Exercise requirements »
Separate out the lines that hold "this".

--

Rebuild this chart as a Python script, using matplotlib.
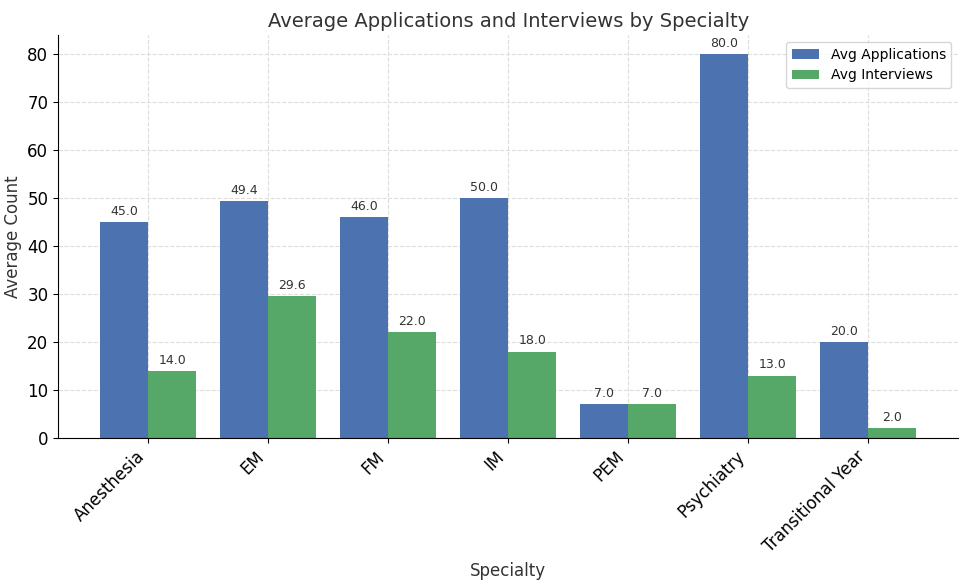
import numpy as np
import matplotlib.pyplot as plt

specialties = ['Anesthesia', 'EM', 'FM', 'IM', 'PEM', 'Psychiatry', 'Transitional Year']
avg_applications = [45.0, 49.4, 46.0, 50.0, 7.0, 80.0, 20.0]
avg_interviews = [14.0, 29.6, 22.0, 18.0, 7.0, 13.0, 2.0]

x = np.arange(len(specialties))
w = 0.4

fig, ax = plt.subplots(figsize=(9.68, 5.84), dpi=100)
fig.subplots_adjust(left=0.06, right=0.99, top=0.94, bottom=0.25)

b1 = ax.bar(x - w / 2, avg_applications, w, color='#4c72b0', label='Avg Applications')
b2 = ax.bar(x + w / 2, avg_interviews, w, color='#55a868', label='Avg Interviews')

for bars in (b1, b2):
    for b in bars:
        ax.annotate(f'{b.get_height():.1f}', (b.get_x() + b.get_width() / 2, b.get_height()),
                    xytext=(0, 3), textcoords='offset points', ha='center', va='bottom',
                    fontsize=9, color='#333333')

ax.set_title('Average Applications and Interviews by Specialty', fontsize=14, color='#333333')
ax.set_xlabel('Specialty', fontsize=12, color='#333333')
ax.set_ylabel('Average Count', fontsize=12, color='#333333')
ax.set_xticks(x)
ax.set_xticklabels(specialties, rotation=45, ha='right', fontsize=12)
ax.tick_params(axis='y', labelsize=12)
ax.set_xlim(-0.75, 6.75)
ax.set_ylim(0, 84)
ax.grid(True, linestyle='--', color='#dddddd', linewidth=0.8)
ax.set_axisbelow(True)
ax.spines['top'].set_visible(False)
ax.spines['right'].set_visible(False)
ax.legend(loc='upper right', fontsize=10)

plt.savefig('out.png')
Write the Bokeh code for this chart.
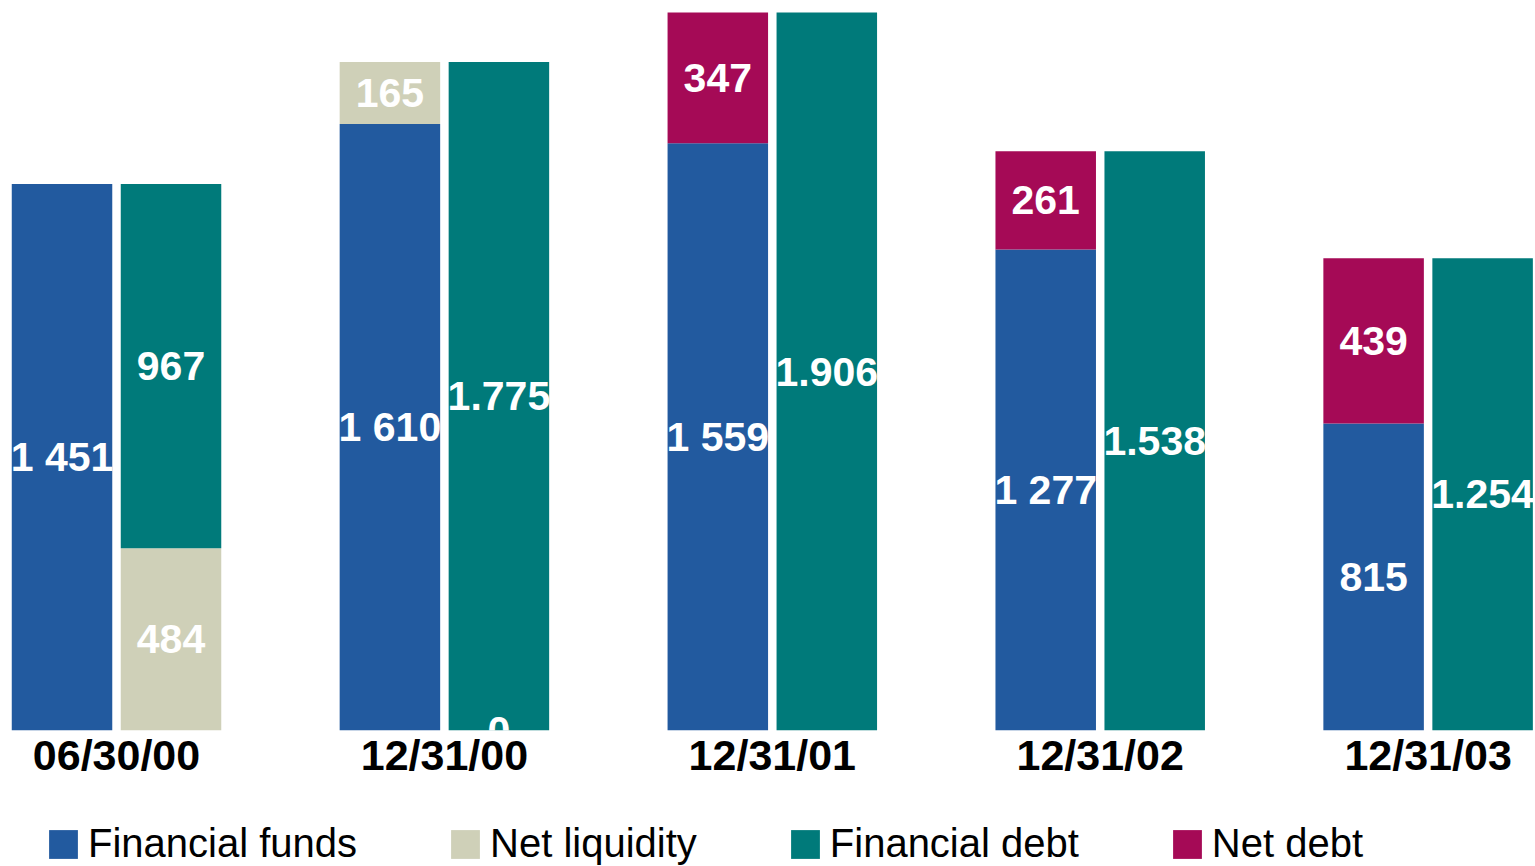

--

Correct answer »
Rebuild this chart as a Python script, using matplotlib.
Write the Bokeh code for this chart.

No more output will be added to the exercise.